▶ **What you are asked to do**
Gather all lines containing the string "React" and copy them out.

▶ **Material provided**
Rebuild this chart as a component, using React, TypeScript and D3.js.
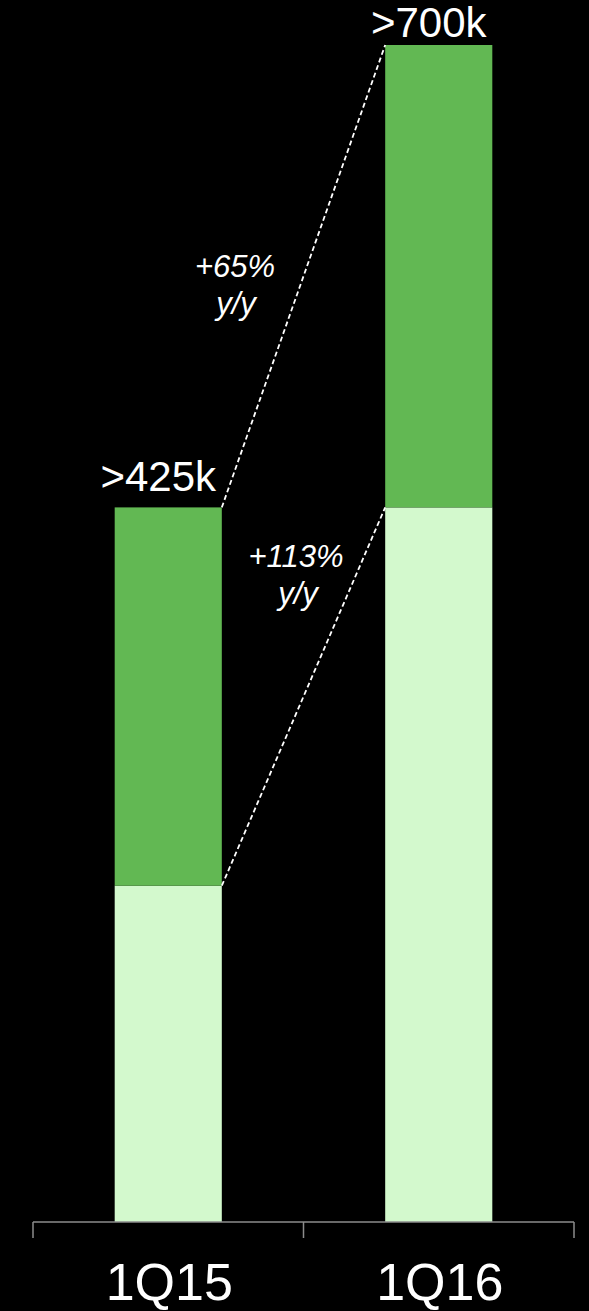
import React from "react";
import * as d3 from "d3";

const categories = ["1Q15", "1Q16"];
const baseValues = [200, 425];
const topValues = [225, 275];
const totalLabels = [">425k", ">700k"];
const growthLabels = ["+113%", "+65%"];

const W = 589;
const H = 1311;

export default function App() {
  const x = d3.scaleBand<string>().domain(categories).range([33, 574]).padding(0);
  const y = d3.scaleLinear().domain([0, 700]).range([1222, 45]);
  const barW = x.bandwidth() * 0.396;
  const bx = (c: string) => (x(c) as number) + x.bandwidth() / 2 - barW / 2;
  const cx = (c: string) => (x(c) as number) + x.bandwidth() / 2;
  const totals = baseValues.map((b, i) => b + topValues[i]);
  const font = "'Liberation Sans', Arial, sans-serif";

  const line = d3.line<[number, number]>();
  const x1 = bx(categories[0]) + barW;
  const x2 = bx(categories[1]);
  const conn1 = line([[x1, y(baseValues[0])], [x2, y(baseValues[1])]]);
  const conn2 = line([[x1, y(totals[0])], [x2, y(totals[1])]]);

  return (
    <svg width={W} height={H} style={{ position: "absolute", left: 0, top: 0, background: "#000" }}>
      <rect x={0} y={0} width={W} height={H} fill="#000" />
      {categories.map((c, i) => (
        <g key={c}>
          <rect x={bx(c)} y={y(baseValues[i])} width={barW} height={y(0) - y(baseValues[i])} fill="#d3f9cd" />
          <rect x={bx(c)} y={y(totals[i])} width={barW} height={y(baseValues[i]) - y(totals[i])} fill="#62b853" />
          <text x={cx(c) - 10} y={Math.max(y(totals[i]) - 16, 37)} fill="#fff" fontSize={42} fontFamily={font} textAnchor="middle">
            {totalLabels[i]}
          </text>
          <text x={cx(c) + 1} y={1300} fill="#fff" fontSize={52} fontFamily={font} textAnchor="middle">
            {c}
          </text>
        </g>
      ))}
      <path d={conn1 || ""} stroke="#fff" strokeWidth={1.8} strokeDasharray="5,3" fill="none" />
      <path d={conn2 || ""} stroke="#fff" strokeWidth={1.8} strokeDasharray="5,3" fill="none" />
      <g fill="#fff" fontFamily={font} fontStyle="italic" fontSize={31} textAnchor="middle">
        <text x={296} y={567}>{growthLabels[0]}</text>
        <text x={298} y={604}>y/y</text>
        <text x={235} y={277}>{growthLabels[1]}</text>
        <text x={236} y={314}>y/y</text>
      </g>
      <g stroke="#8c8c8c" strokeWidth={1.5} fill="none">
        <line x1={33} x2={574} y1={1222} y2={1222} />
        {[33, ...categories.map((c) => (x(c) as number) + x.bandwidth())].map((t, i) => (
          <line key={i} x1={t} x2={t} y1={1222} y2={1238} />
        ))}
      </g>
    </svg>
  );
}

▶ **Written solution**
Rebuild this chart as a component, using React, TypeScript and D3.js.
import React from "react";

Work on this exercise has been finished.